Productive as a prefix in Old English, as in German and Scandinavian (often forming words modeled on Latin ones in sub-). Notion of "inferior in rank, position, etc." was present in Old English. With reference to standards, "less than in age, price, value," etc., late 14c. As an adjective, "lower in position; lower in rank or degree" from 13c. Also used in Old English as a preposition meaning "between, among," as still in under these circumstances, etc. (though this may be an entirely separate root; see understand).
Under the weather "indisposed" is from 1810. Under the table is from 1913 in the sense of "very drunk," 1940s in sense of "illegal" (under-board "dishonest" is from c. 1600). To keep something under (one's) hat "secret" is from 1885; to have something under (one's) nose "in plain sight" is from 1540s; to speak under (one's) breath "in a low voice" is attested from 1832.
c. 1300, "make straight; direct, guide, control; prepare for cooking," from Old French dresser, drecier "raise (oneself); address, prepare; lift, raise, hoist; set up, arrange, set (a table), serve (food); straighten, put right, direct," from Vulgar Latin *directiare "make straight," from Latin directus "direct, straight," past participle of dirigere "set straight," from dis- "apart" (see dis-) + regere "to direct, to guide, keep straight" (from PIE root *reg- "move in a straight line").
Sense of "decorate, adorn" is from late 14c., as is that of "put on clothing." The older sense survives in military dress ranks "align columns of troops." Of males, in reference to the position of the sex organ in trousers, by 1961.

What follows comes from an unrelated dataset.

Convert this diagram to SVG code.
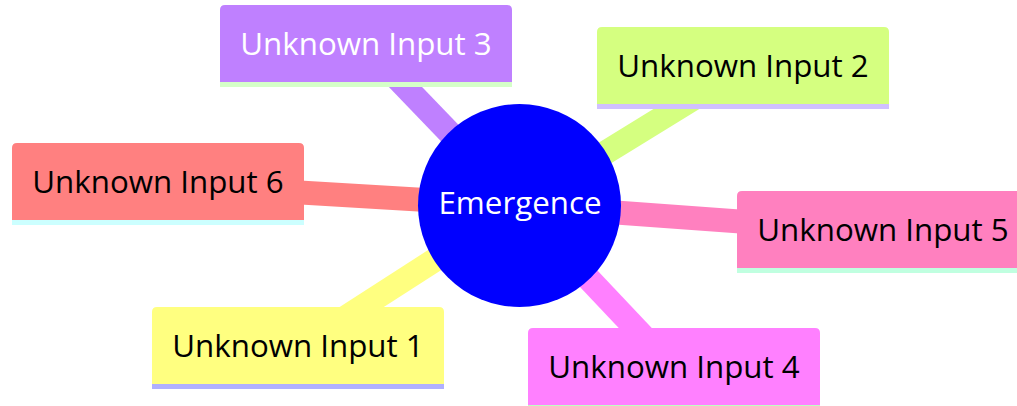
<svg xmlns="http://www.w3.org/2000/svg" width="1017" height="406" viewBox="0 0 1017 406">
<style>
.edge{stroke-width:24;stroke-linecap:butt;fill:none}
.lbl{font-family:"Open Sans","Noto Sans",sans-serif;font-size:31.3px;text-anchor:middle;fill:#000}
</style>
<defs>
<path id="box" d="M0,77 V5 Q0,0 5,0 H287 Q292,0 292,5 V77 Z"/>
</defs>
<rect width="1017" height="406" fill="#fff"/>
<g id="connectors">
<line class="edge" x1="519.5" y1="205.5" x2="158" y2="184" stroke="#ff8080"/>
<line class="edge" x1="519.5" y1="205.5" x2="366" y2="46" stroke="#bf80ff"/>
<line class="edge" x1="519.5" y1="205.5" x2="743" y2="68" stroke="#d5ff80"/>
<line class="edge" x1="519.5" y1="205.5" x2="883" y2="232" stroke="#ff80bf"/>
<line class="edge" x1="519.5" y1="205.5" x2="298" y2="348" stroke="#ffff80"/>
<line class="edge" x1="519.5" y1="205.5" x2="674" y2="369" stroke="#ff80ff"/>
</g>
<g id="n6" transform="translate(12,143)">
<use href="#box" fill="#ff8080"/><rect y="77" width="292" height="5" fill="#ccffff"/>
<text class="lbl" x="146" y="49.5">Unknown Input 6</text>
</g>
<g id="n3" transform="translate(220,5)">
<use href="#box" fill="#bf80ff"/><rect y="77" width="292" height="5" fill="#d5ffc8"/>
<text class="lbl" x="146" y="49.5" style="fill:#fff">Unknown Input 3</text>
</g>
<g id="n2" transform="translate(597,27)">
<use href="#box" fill="#d5ff80"/><rect y="77" width="292" height="5" fill="#d0c0ff"/>
<text class="lbl" x="146" y="49.5">Unknown Input 2</text>
</g>
<g id="n5" transform="translate(737,191)">
<use href="#box" fill="#ff80bf"/><rect y="77" width="292" height="5" fill="#c0ffe0"/>
<text class="lbl" x="146" y="49.5">Unknown Input 5</text>
</g>
<g id="n1" transform="translate(152,307)">
<use href="#box" fill="#ffff80"/><rect y="77" width="292" height="5" fill="#b0b0ff"/>
<text class="lbl" x="146" y="49.5">Unknown Input 1</text>
</g>
<g id="n4" transform="translate(528,328)">
<use href="#box" fill="#ff80ff"/><rect y="77" width="292" height="5" fill="#c0ffc0"/>
<text class="lbl" x="146" y="49.5">Unknown Input 4</text>
</g>
<g id="root">
<circle cx="519.5" cy="205.5" r="101.5" fill="#0000ff"/>
<text class="lbl" x="520" y="213.5" style="fill:#fff">Emergence</text>
</g>
</svg>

Dress up "attire elaborately, put on one's best clothing" is from 1670s; dress down "wear clothes less formal than expected" is by 1960. Transitive use of dress (someone) down, "scold, reprimand," is by 1876, earlier simply dress (1769), in which the sense is ironical. In Middle English, dress up meant "get up" and dress down meant "to kneel." Related: Dressed; dressing.